Podría decirse que una de las mayores apuestas de Vestuarios es que los actores aparecen, en algún momento de la pieza, tal cual vinieron al mundo. Corren moviendo el rabo de un extremo al otro del espacio y se meten –valientes– bajo los raquíticos chorros de la ducha. Más allá de lo poco que los acompaña el clima en esta tarea, la sensación que producen los cuerpos femeninos y masculinos en su aparición directa está en los antípodas de lo esperable. Lejos del célebre “desnudo cuidado” del cine, aquí hay “desnudos descuidados”. Nadie es bello bajo la luz de tubo fluorescente, y más si tiene que correr muerto de frío para meterse bajo el agua helada.
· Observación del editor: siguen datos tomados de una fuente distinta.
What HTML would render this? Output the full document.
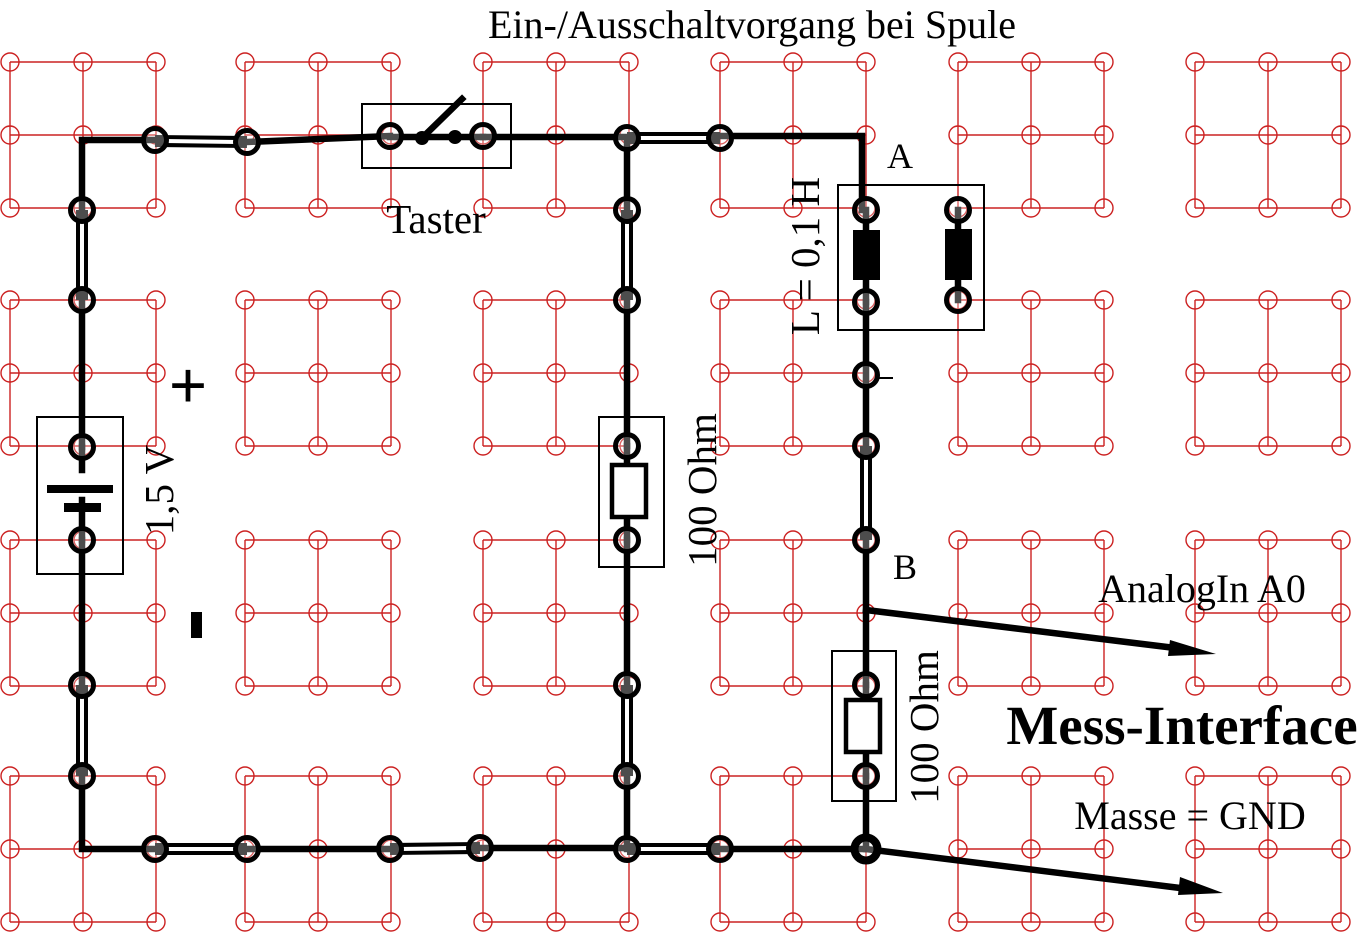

Los cuerpos desnudos paseándose mueven a una sonrisa divertida que, en la tensión que crece con la competencia, mutará en una mueca de incomodidad. Como si después de tanto cuerpo desnudo saturando nuestra cultura visual, pudiéramos aquí nuevamente ver un cuerpo real.
En su carencia de conflicto centralizado y convencional, Vestuarios habla de algo colectivo. La desnudez que a todos nos iguala queda incluso por debajo de la que produce el deporte: bajo su dura luz del “ganar o perder”, todos nos vemos horribles. Esta faz es más extraña e inclasificable en el caso femenino, más violenta y resentida en el masculino, pero portadora de una misma oscuridad. Que nada tiene que ver con nacionalidades. Y mucho menos, con vuvuzelas.
Vestuario de hombres va los viernes a las 21 y sábados a las 23. Vestuarios de mujeres, los sábados a las 21 y domingos a las 20. En el Espacio Callejón Humahuaca 3759. Entrada: $ 50.